● **Aim**: Write every line of the material out exactly as shown.

● **Raw data**:
□ □ □ □ □ □ □

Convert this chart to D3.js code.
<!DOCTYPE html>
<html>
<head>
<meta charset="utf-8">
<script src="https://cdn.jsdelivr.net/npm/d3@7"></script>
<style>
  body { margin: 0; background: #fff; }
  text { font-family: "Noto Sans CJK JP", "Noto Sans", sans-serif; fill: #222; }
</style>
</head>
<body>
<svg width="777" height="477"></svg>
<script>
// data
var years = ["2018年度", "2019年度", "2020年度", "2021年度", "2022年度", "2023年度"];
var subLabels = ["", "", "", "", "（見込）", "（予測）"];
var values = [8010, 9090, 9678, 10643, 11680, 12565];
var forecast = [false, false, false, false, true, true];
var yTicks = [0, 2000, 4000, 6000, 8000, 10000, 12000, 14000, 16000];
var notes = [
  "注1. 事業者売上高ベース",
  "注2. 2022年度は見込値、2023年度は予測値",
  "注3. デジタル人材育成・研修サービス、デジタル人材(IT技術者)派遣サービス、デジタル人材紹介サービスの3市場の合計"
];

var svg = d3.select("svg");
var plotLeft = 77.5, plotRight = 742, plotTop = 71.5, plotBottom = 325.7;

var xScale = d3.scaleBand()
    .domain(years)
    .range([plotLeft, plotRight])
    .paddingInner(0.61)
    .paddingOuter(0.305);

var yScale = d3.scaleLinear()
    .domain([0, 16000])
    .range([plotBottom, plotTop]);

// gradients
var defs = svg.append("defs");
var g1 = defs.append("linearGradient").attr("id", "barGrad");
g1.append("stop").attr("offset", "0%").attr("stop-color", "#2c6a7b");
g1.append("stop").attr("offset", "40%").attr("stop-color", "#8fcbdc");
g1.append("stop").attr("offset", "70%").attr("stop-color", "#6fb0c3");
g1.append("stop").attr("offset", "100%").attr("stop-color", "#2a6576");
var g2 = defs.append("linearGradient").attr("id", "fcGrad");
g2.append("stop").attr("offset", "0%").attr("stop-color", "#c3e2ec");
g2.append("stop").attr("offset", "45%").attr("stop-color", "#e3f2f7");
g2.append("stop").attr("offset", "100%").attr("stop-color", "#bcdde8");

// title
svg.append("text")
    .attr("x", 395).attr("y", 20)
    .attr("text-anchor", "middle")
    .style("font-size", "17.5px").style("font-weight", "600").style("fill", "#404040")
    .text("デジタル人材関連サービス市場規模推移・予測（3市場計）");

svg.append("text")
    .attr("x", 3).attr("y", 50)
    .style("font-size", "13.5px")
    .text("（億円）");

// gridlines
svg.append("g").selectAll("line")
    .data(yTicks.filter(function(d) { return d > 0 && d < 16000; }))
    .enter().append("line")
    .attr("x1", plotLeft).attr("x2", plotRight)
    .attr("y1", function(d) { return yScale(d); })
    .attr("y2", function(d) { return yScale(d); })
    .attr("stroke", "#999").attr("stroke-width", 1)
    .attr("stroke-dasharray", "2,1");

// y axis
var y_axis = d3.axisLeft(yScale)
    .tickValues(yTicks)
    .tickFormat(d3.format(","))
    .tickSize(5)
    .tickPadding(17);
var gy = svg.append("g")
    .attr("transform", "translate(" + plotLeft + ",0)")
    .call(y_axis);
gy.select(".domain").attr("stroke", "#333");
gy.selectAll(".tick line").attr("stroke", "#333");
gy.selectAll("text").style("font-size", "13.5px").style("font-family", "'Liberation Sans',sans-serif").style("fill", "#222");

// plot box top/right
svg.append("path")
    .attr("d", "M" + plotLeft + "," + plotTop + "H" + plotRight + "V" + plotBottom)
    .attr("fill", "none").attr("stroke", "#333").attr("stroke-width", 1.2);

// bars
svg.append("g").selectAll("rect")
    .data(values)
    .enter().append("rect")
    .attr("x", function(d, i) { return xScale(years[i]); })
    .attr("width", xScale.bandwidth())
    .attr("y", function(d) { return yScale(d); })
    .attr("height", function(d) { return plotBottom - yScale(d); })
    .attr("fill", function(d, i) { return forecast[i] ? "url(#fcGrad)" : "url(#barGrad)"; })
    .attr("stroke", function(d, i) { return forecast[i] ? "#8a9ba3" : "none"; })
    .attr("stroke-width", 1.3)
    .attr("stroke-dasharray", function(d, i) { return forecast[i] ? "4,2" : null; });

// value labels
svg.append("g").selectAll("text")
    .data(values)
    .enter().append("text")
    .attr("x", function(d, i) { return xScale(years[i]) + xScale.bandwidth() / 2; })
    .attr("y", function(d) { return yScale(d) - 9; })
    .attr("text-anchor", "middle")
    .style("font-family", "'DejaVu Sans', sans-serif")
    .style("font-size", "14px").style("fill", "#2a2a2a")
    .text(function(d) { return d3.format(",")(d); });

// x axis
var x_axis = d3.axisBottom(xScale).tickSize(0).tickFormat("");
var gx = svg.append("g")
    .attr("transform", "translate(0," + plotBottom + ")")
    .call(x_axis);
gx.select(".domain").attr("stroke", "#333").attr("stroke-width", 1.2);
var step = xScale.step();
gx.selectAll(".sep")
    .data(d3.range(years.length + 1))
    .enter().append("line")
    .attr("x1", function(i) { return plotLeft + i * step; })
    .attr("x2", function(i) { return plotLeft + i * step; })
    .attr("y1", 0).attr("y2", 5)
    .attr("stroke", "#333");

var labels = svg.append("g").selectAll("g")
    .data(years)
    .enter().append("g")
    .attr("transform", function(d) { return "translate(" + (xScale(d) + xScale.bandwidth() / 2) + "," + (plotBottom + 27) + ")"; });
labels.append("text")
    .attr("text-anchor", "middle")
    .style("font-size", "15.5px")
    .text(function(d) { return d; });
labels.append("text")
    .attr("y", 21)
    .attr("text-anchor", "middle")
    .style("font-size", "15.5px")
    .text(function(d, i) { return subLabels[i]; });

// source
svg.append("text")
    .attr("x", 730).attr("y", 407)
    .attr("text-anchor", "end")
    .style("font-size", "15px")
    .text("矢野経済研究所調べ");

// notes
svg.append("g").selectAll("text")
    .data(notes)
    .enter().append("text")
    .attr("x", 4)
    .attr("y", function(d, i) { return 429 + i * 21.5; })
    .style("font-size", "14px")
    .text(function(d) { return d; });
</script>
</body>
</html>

□ □ □ □ □ □ □

● **Exercise solution**:
Convert this chart to D3.js code.
<!DOCTYPE html>
<html>
<head>
<meta charset="utf-8">
<script src="https://cdn.jsdelivr.net/npm/d3@7"></script>
<style>
  body { margin: 0; background: #fff; }
  text { font-family: "Noto Sans CJK JP", "Noto Sans", sans-serif; fill: #222; }
</style>
</head>
<body>
<svg width="777" height="477"></svg>
<script>
// data
var years = ["2018年度", "2019年度", "2020年度", "2021年度", "2022年度", "2023年度"];
var subLabels = ["", "", "", "", "（見込）", "（予測）"];
var values = [8010, 9090, 9678, 10643, 11680, 12565];
var forecast = [false, false, false, false, true, true];
var yTicks = [0, 2000, 4000, 6000, 8000, 10000, 12000, 14000, 16000];
var notes = [
  "注1. 事業者売上高ベース",
  "注2. 2022年度は見込値、2023年度は予測値",
  "注3. デジタル人材育成・研修サービス、デジタル人材(IT技術者)派遣サービス、デジタル人材紹介サービスの3市場の合計"
];

var svg = d3.select("svg");
var plotLeft = 77.5, plotRight = 742, plotTop = 71.5, plotBottom = 325.7;

var xScale = d3.scaleBand()
    .domain(years)
    .range([plotLeft, plotRight])
    .paddingInner(0.61)
    .paddingOuter(0.305);

var yScale = d3.scaleLinear()
    .domain([0, 16000])
    .range([plotBottom, plotTop]);

// gradients
var defs = svg.append("defs");
var g1 = defs.append("linearGradient").attr("id", "barGrad");
g1.append("stop").attr("offset", "0%").attr("stop-color", "#2c6a7b");
g1.append("stop").attr("offset", "40%").attr("stop-color", "#8fcbdc");
g1.append("stop").attr("offset", "70%").attr("stop-color", "#6fb0c3");
g1.append("stop").attr("offset", "100%").attr("stop-color", "#2a6576");
var g2 = defs.append("linearGradient").attr("id", "fcGrad");
g2.append("stop").attr("offset", "0%").attr("stop-color", "#c3e2ec");
g2.append("stop").attr("offset", "45%").attr("stop-color", "#e3f2f7");
g2.append("stop").attr("offset", "100%").attr("stop-color", "#bcdde8");

// title
svg.append("text")
    .attr("x", 395).attr("y", 20)
    .attr("text-anchor", "middle")
    .style("font-size", "17.5px").style("font-weight", "600").style("fill", "#404040")
    .text("デジタル人材関連サービス市場規模推移・予測（3市場計）");

svg.append("text")
    .attr("x", 3).attr("y", 50)
    .style("font-size", "13.5px")
    .text("（億円）");

// gridlines
svg.append("g").selectAll("line")
    .data(yTicks.filter(function(d) { return d > 0 && d < 16000; }))
    .enter().append("line")
    .attr("x1", plotLeft).attr("x2", plotRight)
    .attr("y1", function(d) { return yScale(d); })
    .attr("y2", function(d) { return yScale(d); })
    .attr("stroke", "#999").attr("stroke-width", 1)
    .attr("stroke-dasharray", "2,1");

// y axis
var y_axis = d3.axisLeft(yScale)
    .tickValues(yTicks)
    .tickFormat(d3.format(","))
    .tickSize(5)
    .tickPadding(17);
var gy = svg.append("g")
    .attr("transform", "translate(" + plotLeft + ",0)")
    .call(y_axis);
gy.select(".domain").attr("stroke", "#333");
gy.selectAll(".tick line").attr("stroke", "#333");
gy.selectAll("text").style("font-size", "13.5px").style("font-family", "'Liberation Sans',sans-serif").style("fill", "#222");

// plot box top/right
svg.append("path")
    .attr("d", "M" + plotLeft + "," + plotTop + "H" + plotRight + "V" + plotBottom)
    .attr("fill", "none").attr("stroke", "#333").attr("stroke-width", 1.2);

// bars
svg.append("g").selectAll("rect")
    .data(values)
    .enter().append("rect")
    .attr("x", function(d, i) { return xScale(years[i]); })
    .attr("width", xScale.bandwidth())
    .attr("y", function(d) { return yScale(d); })
    .attr("height", function(d) { return plotBottom - yScale(d); })
    .attr("fill", function(d, i) { return forecast[i] ? "url(#fcGrad)" : "url(#barGrad)"; })
    .attr("stroke", function(d, i) { return forecast[i] ? "#8a9ba3" : "none"; })
    .attr("stroke-width", 1.3)
    .attr("stroke-dasharray", function(d, i) { return forecast[i] ? "4,2" : null; });

// value labels
svg.append("g").selectAll("text")
    .data(values)
    .enter().append("text")
    .attr("x", function(d, i) { return xScale(years[i]) + xScale.bandwidth() / 2; })
    .attr("y", function(d) { return yScale(d) - 9; })
    .attr("text-anchor", "middle")
    .style("font-family", "'DejaVu Sans', sans-serif")
    .style("font-size", "14px").style("fill", "#2a2a2a")
    .text(function(d) { return d3.format(",")(d); });

// x axis
var x_axis = d3.axisBottom(xScale).tickSize(0).tickFormat("");
var gx = svg.append("g")
    .attr("transform", "translate(0," + plotBottom + ")")
    .call(x_axis);
gx.select(".domain").attr("stroke", "#333").attr("stroke-width", 1.2);
var step = xScale.step();
gx.selectAll(".sep")
    .data(d3.range(years.length + 1))
    .enter().append("line")
    .attr("x1", function(i) { return plotLeft + i * step; })
    .attr("x2", function(i) { return plotLeft + i * step; })
    .attr("y1", 0).attr("y2", 5)
    .attr("stroke", "#333");

var labels = svg.append("g").selectAll("g")
    .data(years)
    .enter().append("g")
    .attr("transform", function(d) { return "translate(" + (xScale(d) + xScale.bandwidth() / 2) + "," + (plotBottom + 27) + ")"; });
labels.append("text")
    .attr("text-anchor", "middle")
    .style("font-size", "15.5px")
    .text(function(d) { return d; });
labels.append("text")
    .attr("y", 21)
    .attr("text-anchor", "middle")
    .style("font-size", "15.5px")
    .text(function(d, i) { return subLabels[i]; });

// source
svg.append("text")
    .attr("x", 730).attr("y", 407)
    .attr("text-anchor", "end")
    .style("font-size", "15px")
    .text("矢野経済研究所調べ");

// notes
svg.append("g").selectAll("text")
    .data(notes)
    .enter().append("text")
    .attr("x", 4)
    .attr("y", function(d, i) { return 429 + i * 21.5; })
    .style("font-size", "14px")
    .text(function(d) { return d; });
</script>
</body>
</html>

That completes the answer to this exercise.